Problem details: Find each line with "document" and copy it.

───── Source material ─────

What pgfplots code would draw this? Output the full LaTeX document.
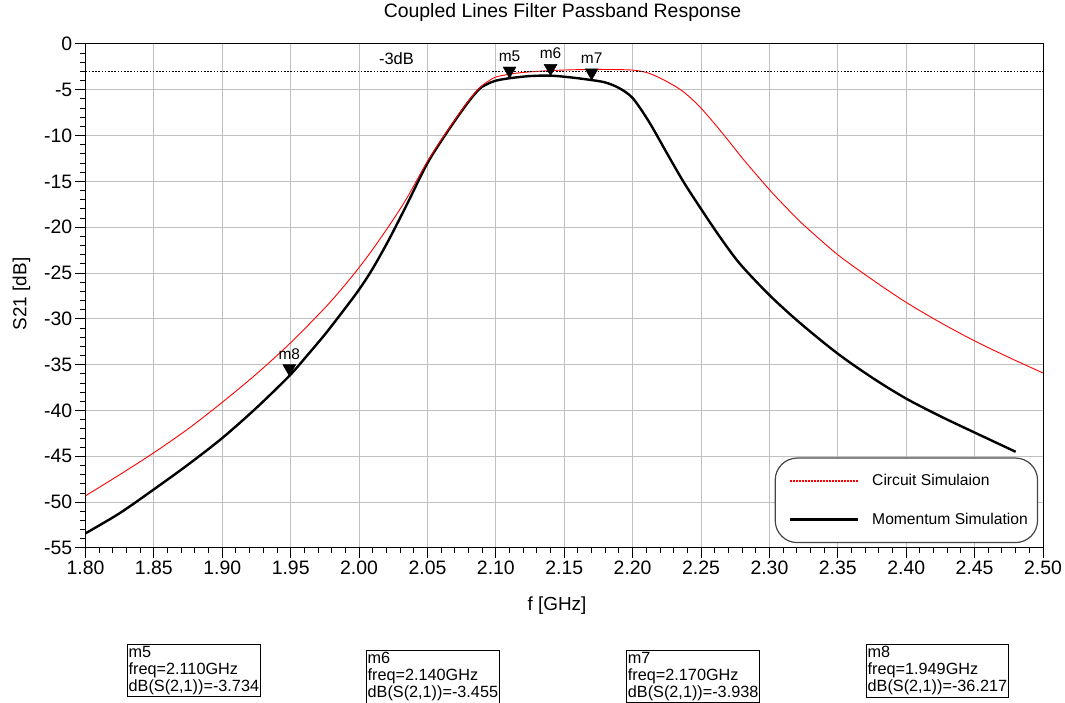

─────
───── Source material ─────

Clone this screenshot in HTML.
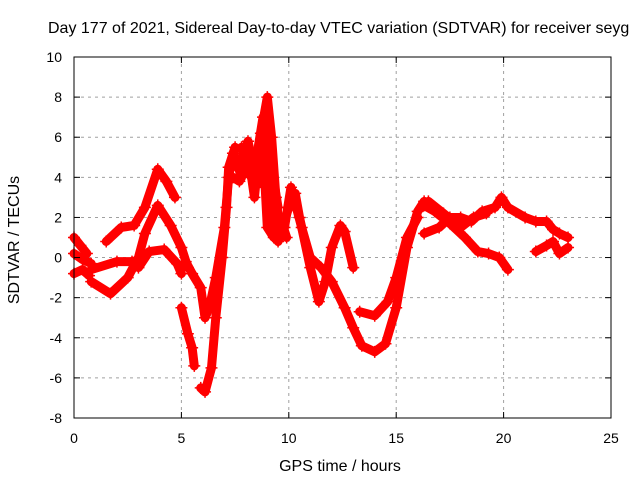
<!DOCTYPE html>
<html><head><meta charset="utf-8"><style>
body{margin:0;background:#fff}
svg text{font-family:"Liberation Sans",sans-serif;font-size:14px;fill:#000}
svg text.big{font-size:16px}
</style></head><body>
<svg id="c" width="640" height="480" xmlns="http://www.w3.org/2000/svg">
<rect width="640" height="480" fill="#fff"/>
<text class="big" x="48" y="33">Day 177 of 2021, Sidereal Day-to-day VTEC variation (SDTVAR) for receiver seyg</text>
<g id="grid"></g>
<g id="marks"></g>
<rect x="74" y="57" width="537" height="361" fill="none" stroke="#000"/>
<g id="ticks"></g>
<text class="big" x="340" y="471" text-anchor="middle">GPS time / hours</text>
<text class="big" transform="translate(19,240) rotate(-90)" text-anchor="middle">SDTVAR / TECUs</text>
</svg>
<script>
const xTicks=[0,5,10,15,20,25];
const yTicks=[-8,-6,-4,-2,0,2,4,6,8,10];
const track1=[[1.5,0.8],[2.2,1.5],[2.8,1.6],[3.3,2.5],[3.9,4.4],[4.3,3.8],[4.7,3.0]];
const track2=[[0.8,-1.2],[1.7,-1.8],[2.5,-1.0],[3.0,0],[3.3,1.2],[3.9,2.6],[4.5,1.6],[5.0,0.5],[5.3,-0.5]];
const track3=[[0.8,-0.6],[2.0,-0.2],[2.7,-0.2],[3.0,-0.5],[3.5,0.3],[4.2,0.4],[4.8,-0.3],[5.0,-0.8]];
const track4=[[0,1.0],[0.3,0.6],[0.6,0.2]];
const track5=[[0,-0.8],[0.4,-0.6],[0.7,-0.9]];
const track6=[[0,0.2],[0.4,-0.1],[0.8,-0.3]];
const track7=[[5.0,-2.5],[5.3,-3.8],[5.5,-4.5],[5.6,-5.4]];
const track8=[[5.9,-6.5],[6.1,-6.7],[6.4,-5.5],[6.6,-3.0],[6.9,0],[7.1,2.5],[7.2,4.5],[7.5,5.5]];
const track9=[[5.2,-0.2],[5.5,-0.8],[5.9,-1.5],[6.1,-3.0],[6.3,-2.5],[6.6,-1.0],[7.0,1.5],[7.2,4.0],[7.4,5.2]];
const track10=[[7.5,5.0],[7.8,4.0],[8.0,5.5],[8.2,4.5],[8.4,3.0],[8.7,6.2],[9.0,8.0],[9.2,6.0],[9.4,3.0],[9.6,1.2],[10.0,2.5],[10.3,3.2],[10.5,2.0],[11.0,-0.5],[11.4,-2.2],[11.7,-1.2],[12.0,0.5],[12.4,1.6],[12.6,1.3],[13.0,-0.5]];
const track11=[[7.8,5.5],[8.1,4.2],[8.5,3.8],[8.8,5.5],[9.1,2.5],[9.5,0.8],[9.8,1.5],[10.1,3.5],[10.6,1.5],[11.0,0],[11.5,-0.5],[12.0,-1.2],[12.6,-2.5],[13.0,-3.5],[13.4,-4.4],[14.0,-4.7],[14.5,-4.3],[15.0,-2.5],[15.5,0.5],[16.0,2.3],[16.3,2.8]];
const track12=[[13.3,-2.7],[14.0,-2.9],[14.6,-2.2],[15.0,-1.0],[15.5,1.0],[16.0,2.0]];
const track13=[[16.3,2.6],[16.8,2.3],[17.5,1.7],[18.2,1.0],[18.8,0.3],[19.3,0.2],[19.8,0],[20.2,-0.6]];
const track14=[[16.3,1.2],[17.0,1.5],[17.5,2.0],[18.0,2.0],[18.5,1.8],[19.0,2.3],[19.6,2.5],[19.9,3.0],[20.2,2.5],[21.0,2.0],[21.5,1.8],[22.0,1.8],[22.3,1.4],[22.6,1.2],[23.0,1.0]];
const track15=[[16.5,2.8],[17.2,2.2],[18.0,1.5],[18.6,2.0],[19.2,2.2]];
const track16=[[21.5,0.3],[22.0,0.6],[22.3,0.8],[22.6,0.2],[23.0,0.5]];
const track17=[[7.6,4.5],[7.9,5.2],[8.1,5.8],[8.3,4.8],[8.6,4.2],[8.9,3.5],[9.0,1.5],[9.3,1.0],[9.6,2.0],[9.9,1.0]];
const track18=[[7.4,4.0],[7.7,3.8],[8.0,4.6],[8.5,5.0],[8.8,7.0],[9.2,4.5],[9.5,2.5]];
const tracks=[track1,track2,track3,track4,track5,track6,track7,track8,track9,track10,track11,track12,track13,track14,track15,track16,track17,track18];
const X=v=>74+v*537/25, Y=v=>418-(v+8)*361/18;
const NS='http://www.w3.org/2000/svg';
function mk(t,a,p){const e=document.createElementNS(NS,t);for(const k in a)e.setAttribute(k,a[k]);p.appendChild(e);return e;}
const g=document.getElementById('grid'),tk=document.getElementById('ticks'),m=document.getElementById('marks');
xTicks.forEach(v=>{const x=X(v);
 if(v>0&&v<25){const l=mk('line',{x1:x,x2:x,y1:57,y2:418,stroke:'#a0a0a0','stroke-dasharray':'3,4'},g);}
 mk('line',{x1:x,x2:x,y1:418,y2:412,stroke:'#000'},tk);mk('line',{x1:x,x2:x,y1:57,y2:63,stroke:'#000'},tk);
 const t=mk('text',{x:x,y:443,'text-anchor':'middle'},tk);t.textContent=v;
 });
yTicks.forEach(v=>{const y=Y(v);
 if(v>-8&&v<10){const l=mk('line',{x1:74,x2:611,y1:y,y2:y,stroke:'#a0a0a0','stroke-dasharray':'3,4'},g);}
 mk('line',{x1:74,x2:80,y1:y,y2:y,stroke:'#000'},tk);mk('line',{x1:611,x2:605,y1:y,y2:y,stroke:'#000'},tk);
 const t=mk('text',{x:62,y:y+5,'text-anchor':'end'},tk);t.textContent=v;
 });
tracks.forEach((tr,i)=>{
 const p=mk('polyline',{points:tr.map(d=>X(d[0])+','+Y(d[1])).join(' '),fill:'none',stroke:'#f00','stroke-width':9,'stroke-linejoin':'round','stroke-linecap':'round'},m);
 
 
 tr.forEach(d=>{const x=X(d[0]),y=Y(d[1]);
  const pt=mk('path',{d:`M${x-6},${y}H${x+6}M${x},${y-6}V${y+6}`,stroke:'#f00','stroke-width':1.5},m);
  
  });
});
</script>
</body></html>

─────

Response:
What pgfplots code would draw this? Output the full LaTeX document.
function mk(t,a,p){const e=document.createElementNS(NS,t);for(const k in a)e.setAttribute(k,a[k]);p.appendChild(e);return e;}
const g=document.getElementById('grid'),tk=document.getElementById('ticks'),m=document.getElementById('marks');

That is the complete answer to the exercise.